# Anyone make single bulb T5HO fixtures?



## BetaBerry (May 5, 2010)

I've noticed a couple days ago when I was at Petsmart that they had thos Hagen T5HO bulbs that you mentioned on sale. The single 24" was like 59 or something. I actually wanted a 2x24 HO but they didn't have it otherwise I might have bought one. So you might wanna check with them. 

Other than that, I've been looking all over at prices for HO bulbs for my next tank and don't remember seeing other single bulb 24" ones, but hopefully someone more experinced knows if there's any, or one that works with just one bulbs.


----------



## londonloco (Aug 25, 2005)

Call here:

http://www.catalinaaquarium.com/index.php?cPath=71_136

They will make whatever you want. Great customer service, good prices, great fixtures.


----------



## doinkmobb (May 12, 2010)

Sunlight Supply makes T5 strip lights for relatively cheap. The hydroponic store near my job sells the 2 ft Sun Blaster strip with a reflector for $40 and the 4 ft version for $50.

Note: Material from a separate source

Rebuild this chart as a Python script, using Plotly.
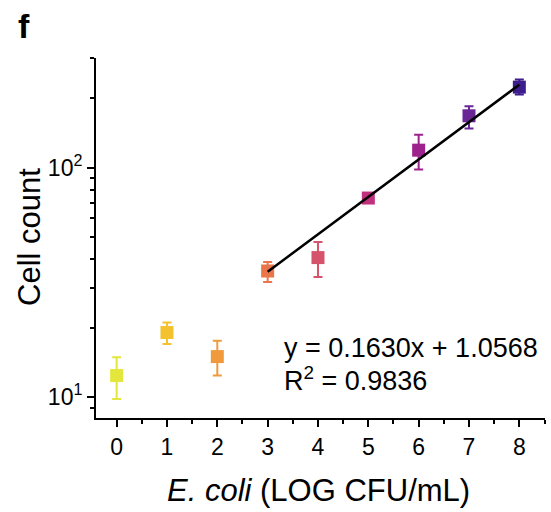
import plotly.graph_objects as go
import math

# ---- data ----
x_log_cfu = [0, 1, 2, 3, 4, 5, 6, 7, 8]
cell_mean = [12.4, 19.1, 15.0, 35.4, 40.5, 73.6, 119, 168, 224]
cell_upper = [14.9, 21.1, 17.6, 38.7, 47.3, 77, 139, 185, 242]
cell_lower = [9.8, 17.0, 12.4, 31.7, 33.3, 70, 98, 148, 208]
point_colors = ["#e3e63c", "#f4c22f", "#f09a3d", "#e97549", "#d5546b",
                "#c1307d", "#9d228e", "#6b2696", "#3d1c8e"]

fit_slope = 0.1630
fit_intercept = 1.0568
fit_r2 = 0.9836
fit_x = [3, 8]

y_major_vals = [10, 100]
y_major_text = ["10<sup>1</sup>", "10<sup>2</sup>"]
y_minor_vals = [8, 9, 20, 30, 40, 50, 60, 70, 80, 90, 200, 300]
x_ticks = [0, 1, 2, 3, 4, 5, 6, 7, 8]

FONT = "Arial, Liberation Sans, sans-serif"

L, R, T, B = 96, 6, 58, 94
W, H = 551, 512
PW, PH = W - L - R, H - T - B

fig = go.Figure()

for xi, m, up, lo, c in zip(x_log_cfu, cell_mean, cell_upper, cell_lower, point_colors):
    fig.add_trace(go.Scatter(
        x=[xi], y=[m], mode="markers",
        marker=dict(symbol="square", size=13, color=c, line=dict(width=0)),
        error_y=dict(type="data", symmetric=False, array=[up - m], arrayminus=[m - lo],
                     color=c, thickness=2, width=4.5),
        showlegend=False, hoverinfo="x+y",
    ))

fit_y = [10 ** (fit_slope * v + fit_intercept) for v in fit_x]
fig.add_trace(go.Scatter(x=fit_x, y=fit_y, mode="lines",
                         line=dict(color="black", width=2.5), showlegend=False))

fig.update_layout(
    width=W, height=H,
    margin=dict(l=L, r=R, t=T, b=B, autoexpand=False),
    paper_bgcolor="white", plot_bgcolor="white",
    font=dict(family=FONT, color="black", size=23),
    showlegend=False,
)

fig.update_xaxes(
    range=[-0.41, 8.51], automargin=False,
    tickvals=x_ticks, ticktext=[str(v) for v in x_ticks],
    showline=True, linecolor="black", linewidth=2,
    ticks="outside", ticklen=7, tickwidth=2, tickcolor="black",
    minor=dict(ticks="outside", ticklen=4, tickwidth=2, tickcolor="black", dtick=0.5, showgrid=False),
    showgrid=False, zeroline=False,
    tickfont=dict(size=23),
)

fig.update_yaxes(
    type="log", automargin=False,
    range=[math.log10(8.1), math.log10(300)],
    tickvals=y_major_vals, ticktext=y_major_text,
    showline=True, linecolor="black", linewidth=2,
    ticks="outside", ticklen=7, tickwidth=2, tickcolor="black",
    minor=dict(ticks="outside", ticklen=4, tickwidth=2, tickcolor="black",
               tickvals=y_minor_vals, showgrid=False),
    showgrid=False, zeroline=False,
    tickfont=dict(size=23),
)

def px(xp):
    return (xp - L) / PW

def py(yp):
    return (H - B - yp) / PH

# axis titles
fig.add_annotation(xref="paper", yref="paper", x=px(318), y=py(490),
                   xanchor="center", yanchor="middle", showarrow=False,
                   text="<i>E. coli</i> (LOG CFU/mL)", font=dict(size=31, family=FONT))
fig.add_annotation(xref="paper", yref="paper", x=px(29), y=py(237),
                   xanchor="center", yanchor="middle", showarrow=False, textangle=-90,
                   text="Cell count", font=dict(size=31, family=FONT))

# fit equation
fig.add_annotation(xref="paper", yref="paper", x=px(282), y=py(348),
                   xanchor="left", yanchor="middle", showarrow=False,
                   text=f"y = {fit_slope:.4f}x + {fit_intercept:.4f}",
                   font=dict(size=27, family=FONT))
fig.add_annotation(xref="paper", yref="paper", x=px(282), y=py(379),
                   xanchor="left", yanchor="middle", showarrow=False,
                   text=f"R<sup>2</sup> = {fit_r2:.4f}",
                   font=dict(size=27, family=FONT))

# panel label
fig.add_annotation(xref="paper", yref="paper", x=px(16), y=py(26),
                   xanchor="left", yanchor="middle", showarrow=False,
                   text="<b>f</b>", font=dict(size=34, family=FONT))

fig.write_html("out.html", config={"displayModeBar": False},
               post_script="document.body.style.margin='0';document.body.style.overflow='hidden';")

http://www.sunlightsupply.com/hort/...STRIP&title=Fluorescent Lighting&type=producthttp://www.sunlightsupply.com/hort/...STRIP&title=Fluorescent Lighting&type=product


----------



## Lance Uppercut (Aug 22, 2009)

The GLO fixtures have moisture-proof endcaps and are rated for use over open water (many brands are not). They also come with mounting legs, as well as hanging wires. (I own 3 of 'em)


----------



## kaldurak (May 2, 2010)

Hydroponic store here sells the HydroFarm brand single T5HO strip plus reflector for $39.95 here. I just picked on up a couple days ago.


----------



## jackyuen89 (Apr 2, 2009)

Deep Blue makes single t5 strips I've been finding them at my LFS


----------



## bsmith (Jan 8, 2007)

londonloco said:


> Call here:
> 
> http://www.catalinaaquarium.com/index.php?cPath=71_136
> 
> They will make whatever you want. Great customer service, good prices, great fixtures.


x2

I have ordered 2 fixtures from Catalina and Jim has made the custom changes on both and gave me a great deal. If you want it they will build it.


----------



## Quesenek (Sep 26, 2008)

I own the 48" single Hagen glo fixture and it is built like a beast I think I could drop it off my roof and it would still work. Best thing of all I got it at petsmart at half the price at $74. Thing is brighter at 54 watts than my 500+ watt pc fixture I built awhile back. Defiantly recommend the glo fixture.

Edit: just got home and the fixture has been on for eight hours and it's ice cold. Very good system I'm glad I jumped on the deal even if it left me with no money lol.


----------



## pjrichar (May 6, 2010)

ya the glo fixtures are affordable now at petsmart.. they finally marked there prices down jeez were way too high


----------